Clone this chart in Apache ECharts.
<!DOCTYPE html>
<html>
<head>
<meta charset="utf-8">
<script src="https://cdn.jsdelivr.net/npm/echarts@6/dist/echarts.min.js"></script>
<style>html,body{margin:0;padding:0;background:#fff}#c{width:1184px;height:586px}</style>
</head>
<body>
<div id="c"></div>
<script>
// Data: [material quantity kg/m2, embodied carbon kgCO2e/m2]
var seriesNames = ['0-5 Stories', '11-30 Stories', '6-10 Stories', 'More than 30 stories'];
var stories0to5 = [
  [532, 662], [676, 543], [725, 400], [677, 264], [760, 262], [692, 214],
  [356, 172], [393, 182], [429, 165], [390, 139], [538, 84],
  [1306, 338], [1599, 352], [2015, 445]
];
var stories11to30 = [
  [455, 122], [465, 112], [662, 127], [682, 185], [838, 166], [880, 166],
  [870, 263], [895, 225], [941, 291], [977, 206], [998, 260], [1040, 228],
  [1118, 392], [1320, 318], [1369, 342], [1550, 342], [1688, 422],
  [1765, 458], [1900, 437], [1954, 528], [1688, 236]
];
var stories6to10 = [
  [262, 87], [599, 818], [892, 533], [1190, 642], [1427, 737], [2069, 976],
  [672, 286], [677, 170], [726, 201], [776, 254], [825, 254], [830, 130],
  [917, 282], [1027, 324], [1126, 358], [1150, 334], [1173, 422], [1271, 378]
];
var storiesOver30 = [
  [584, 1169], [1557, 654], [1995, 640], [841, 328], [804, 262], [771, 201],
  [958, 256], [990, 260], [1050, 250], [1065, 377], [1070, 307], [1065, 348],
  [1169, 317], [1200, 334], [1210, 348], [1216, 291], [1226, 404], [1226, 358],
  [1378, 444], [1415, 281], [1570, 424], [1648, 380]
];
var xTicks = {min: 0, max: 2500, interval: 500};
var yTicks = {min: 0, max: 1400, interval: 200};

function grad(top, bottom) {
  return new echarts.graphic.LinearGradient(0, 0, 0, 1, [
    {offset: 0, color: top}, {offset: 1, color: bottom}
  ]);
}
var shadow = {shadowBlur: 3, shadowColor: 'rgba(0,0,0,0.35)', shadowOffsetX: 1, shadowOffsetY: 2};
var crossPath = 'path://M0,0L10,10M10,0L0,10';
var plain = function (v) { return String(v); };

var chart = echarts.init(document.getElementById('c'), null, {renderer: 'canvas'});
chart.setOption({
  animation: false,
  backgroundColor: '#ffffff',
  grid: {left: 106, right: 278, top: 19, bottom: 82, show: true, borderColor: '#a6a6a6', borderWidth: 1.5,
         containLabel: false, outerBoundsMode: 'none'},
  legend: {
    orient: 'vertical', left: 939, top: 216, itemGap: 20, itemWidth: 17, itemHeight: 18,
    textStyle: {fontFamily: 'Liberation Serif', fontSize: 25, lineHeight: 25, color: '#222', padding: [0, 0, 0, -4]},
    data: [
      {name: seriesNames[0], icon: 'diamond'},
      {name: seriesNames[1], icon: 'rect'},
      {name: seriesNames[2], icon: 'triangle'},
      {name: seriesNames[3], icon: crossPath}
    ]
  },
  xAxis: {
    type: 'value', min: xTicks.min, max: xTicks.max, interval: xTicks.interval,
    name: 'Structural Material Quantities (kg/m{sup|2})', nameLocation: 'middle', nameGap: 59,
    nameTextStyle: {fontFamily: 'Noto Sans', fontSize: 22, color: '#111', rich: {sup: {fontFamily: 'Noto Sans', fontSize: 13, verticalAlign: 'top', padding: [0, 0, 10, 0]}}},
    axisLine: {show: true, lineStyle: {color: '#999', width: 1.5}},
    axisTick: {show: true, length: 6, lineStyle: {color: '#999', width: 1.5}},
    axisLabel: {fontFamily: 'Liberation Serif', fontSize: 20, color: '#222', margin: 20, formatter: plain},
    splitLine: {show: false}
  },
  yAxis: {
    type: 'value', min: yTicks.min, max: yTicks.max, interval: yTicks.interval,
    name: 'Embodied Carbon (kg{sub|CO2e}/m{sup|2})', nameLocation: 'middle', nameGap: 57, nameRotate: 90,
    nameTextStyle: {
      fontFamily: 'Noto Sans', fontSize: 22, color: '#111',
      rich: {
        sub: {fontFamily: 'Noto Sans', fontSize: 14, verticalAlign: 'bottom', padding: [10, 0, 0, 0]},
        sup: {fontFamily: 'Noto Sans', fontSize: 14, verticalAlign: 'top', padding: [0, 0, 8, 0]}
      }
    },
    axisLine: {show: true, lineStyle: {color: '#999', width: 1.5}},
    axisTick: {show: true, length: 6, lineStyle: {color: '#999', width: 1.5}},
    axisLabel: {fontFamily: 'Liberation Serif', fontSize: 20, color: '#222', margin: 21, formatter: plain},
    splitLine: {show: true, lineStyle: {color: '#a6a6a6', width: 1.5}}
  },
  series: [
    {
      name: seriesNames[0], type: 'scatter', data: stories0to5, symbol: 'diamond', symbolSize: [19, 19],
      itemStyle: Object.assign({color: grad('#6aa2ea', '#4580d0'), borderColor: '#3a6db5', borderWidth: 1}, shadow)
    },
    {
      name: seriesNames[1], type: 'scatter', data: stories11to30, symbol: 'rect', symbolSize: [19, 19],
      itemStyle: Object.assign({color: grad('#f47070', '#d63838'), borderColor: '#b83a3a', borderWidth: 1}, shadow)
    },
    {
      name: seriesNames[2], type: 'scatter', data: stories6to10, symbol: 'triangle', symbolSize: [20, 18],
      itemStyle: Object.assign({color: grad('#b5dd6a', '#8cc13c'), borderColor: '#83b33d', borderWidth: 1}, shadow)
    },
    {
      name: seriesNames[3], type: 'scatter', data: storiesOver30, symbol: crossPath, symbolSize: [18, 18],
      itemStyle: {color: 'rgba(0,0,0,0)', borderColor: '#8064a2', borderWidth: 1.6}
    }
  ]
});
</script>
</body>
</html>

§ **GIVEN REQUEST**
Write the listing out again, exactly as it reads.

§ **FINAL ANSWER**
Clone this chart in Apache ECharts.
<!DOCTYPE html>
<html>
<head>
<meta charset="utf-8">
<script src="https://cdn.jsdelivr.net/npm/echarts@6/dist/echarts.min.js"></script>
<style>html,body{margin:0;padding:0;background:#fff}#c{width:1184px;height:586px}</style>
</head>
<body>
<div id="c"></div>
<script>
// Data: [material quantity kg/m2, embodied carbon kgCO2e/m2]
var seriesNames = ['0-5 Stories', '11-30 Stories', '6-10 Stories', 'More than 30 stories'];
var stories0to5 = [
  [532, 662], [676, 543], [725, 400], [677, 264], [760, 262], [692, 214],
  [356, 172], [393, 182], [429, 165], [390, 139], [538, 84],
  [1306, 338], [1599, 352], [2015, 445]
];
var stories11to30 = [
  [455, 122], [465, 112], [662, 127], [682, 185], [838, 166], [880, 166],
  [870, 263], [895, 225], [941, 291], [977, 206], [998, 260], [1040, 228],
  [1118, 392], [1320, 318], [1369, 342], [1550, 342], [1688, 422],
  [1765, 458], [1900, 437], [1954, 528], [1688, 236]
];
var stories6to10 = [
  [262, 87], [599, 818], [892, 533], [1190, 642], [1427, 737], [2069, 976],
  [672, 286], [677, 170], [726, 201], [776, 254], [825, 254], [830, 130],
  [917, 282], [1027, 324], [1126, 358], [1150, 334], [1173, 422], [1271, 378]
];
var storiesOver30 = [
  [584, 1169], [1557, 654], [1995, 640], [841, 328], [804, 262], [771, 201],
  [958, 256], [990, 260], [1050, 250], [1065, 377], [1070, 307], [1065, 348],
  [1169, 317], [1200, 334], [1210, 348], [1216, 291], [1226, 404], [1226, 358],
  [1378, 444], [1415, 281], [1570, 424], [1648, 380]
];
var xTicks = {min: 0, max: 2500, interval: 500};
var yTicks = {min: 0, max: 1400, interval: 200};

function grad(top, bottom) {
  return new echarts.graphic.LinearGradient(0, 0, 0, 1, [
    {offset: 0, color: top}, {offset: 1, color: bottom}
  ]);
}
var shadow = {shadowBlur: 3, shadowColor: 'rgba(0,0,0,0.35)', shadowOffsetX: 1, shadowOffsetY: 2};
var crossPath = 'path://M0,0L10,10M10,0L0,10';
var plain = function (v) { return String(v); };

var chart = echarts.init(document.getElementById('c'), null, {renderer: 'canvas'});
chart.setOption({
  animation: false,
  backgroundColor: '#ffffff',
  grid: {left: 106, right: 278, top: 19, bottom: 82, show: true, borderColor: '#a6a6a6', borderWidth: 1.5,
         containLabel: false, outerBoundsMode: 'none'},
  legend: {
    orient: 'vertical', left: 939, top: 216, itemGap: 20, itemWidth: 17, itemHeight: 18,
    textStyle: {fontFamily: 'Liberation Serif', fontSize: 25, lineHeight: 25, color: '#222', padding: [0, 0, 0, -4]},
    data: [
      {name: seriesNames[0], icon: 'diamond'},
      {name: seriesNames[1], icon: 'rect'},
      {name: seriesNames[2], icon: 'triangle'},
      {name: seriesNames[3], icon: crossPath}
    ]
  },
  xAxis: {
    type: 'value', min: xTicks.min, max: xTicks.max, interval: xTicks.interval,
    name: 'Structural Material Quantities (kg/m{sup|2})', nameLocation: 'middle', nameGap: 59,
    nameTextStyle: {fontFamily: 'Noto Sans', fontSize: 22, color: '#111', rich: {sup: {fontFamily: 'Noto Sans', fontSize: 13, verticalAlign: 'top', padding: [0, 0, 10, 0]}}},
    axisLine: {show: true, lineStyle: {color: '#999', width: 1.5}},
    axisTick: {show: true, length: 6, lineStyle: {color: '#999', width: 1.5}},
    axisLabel: {fontFamily: 'Liberation Serif', fontSize: 20, color: '#222', margin: 20, formatter: plain},
    splitLine: {show: false}
  },
  yAxis: {
    type: 'value', min: yTicks.min, max: yTicks.max, interval: yTicks.interval,
    name: 'Embodied Carbon (kg{sub|CO2e}/m{sup|2})', nameLocation: 'middle', nameGap: 57, nameRotate: 90,
    nameTextStyle: {
      fontFamily: 'Noto Sans', fontSize: 22, color: '#111',
      rich: {
        sub: {fontFamily: 'Noto Sans', fontSize: 14, verticalAlign: 'bottom', padding: [10, 0, 0, 0]},
        sup: {fontFamily: 'Noto Sans', fontSize: 14, verticalAlign: 'top', padding: [0, 0, 8, 0]}
      }
    },
    axisLine: {show: true, lineStyle: {color: '#999', width: 1.5}},
    axisTick: {show: true, length: 6, lineStyle: {color: '#999', width: 1.5}},
    axisLabel: {fontFamily: 'Liberation Serif', fontSize: 20, color: '#222', margin: 21, formatter: plain},
    splitLine: {show: true, lineStyle: {color: '#a6a6a6', width: 1.5}}
  },
  series: [
    {
      name: seriesNames[0], type: 'scatter', data: stories0to5, symbol: 'diamond', symbolSize: [19, 19],
      itemStyle: Object.assign({color: grad('#6aa2ea', '#4580d0'), borderColor: '#3a6db5', borderWidth: 1}, shadow)
    },
    {
      name: seriesNames[1], type: 'scatter', data: stories11to30, symbol: 'rect', symbolSize: [19, 19],
      itemStyle: Object.assign({color: grad('#f47070', '#d63838'), borderColor: '#b83a3a', borderWidth: 1}, shadow)
    },
    {
      name: seriesNames[2], type: 'scatter', data: stories6to10, symbol: 'triangle', symbolSize: [20, 18],
      itemStyle: Object.assign({color: grad('#b5dd6a', '#8cc13c'), borderColor: '#83b33d', borderWidth: 1}, shadow)
    },
    {
      name: seriesNames[3], type: 'scatter', data: storiesOver30, symbol: crossPath, symbolSize: [18, 18],
      itemStyle: {color: 'rgba(0,0,0,0)', borderColor: '#8064a2', borderWidth: 1.6}
    }
  ]
});
</script>
</body>
</html>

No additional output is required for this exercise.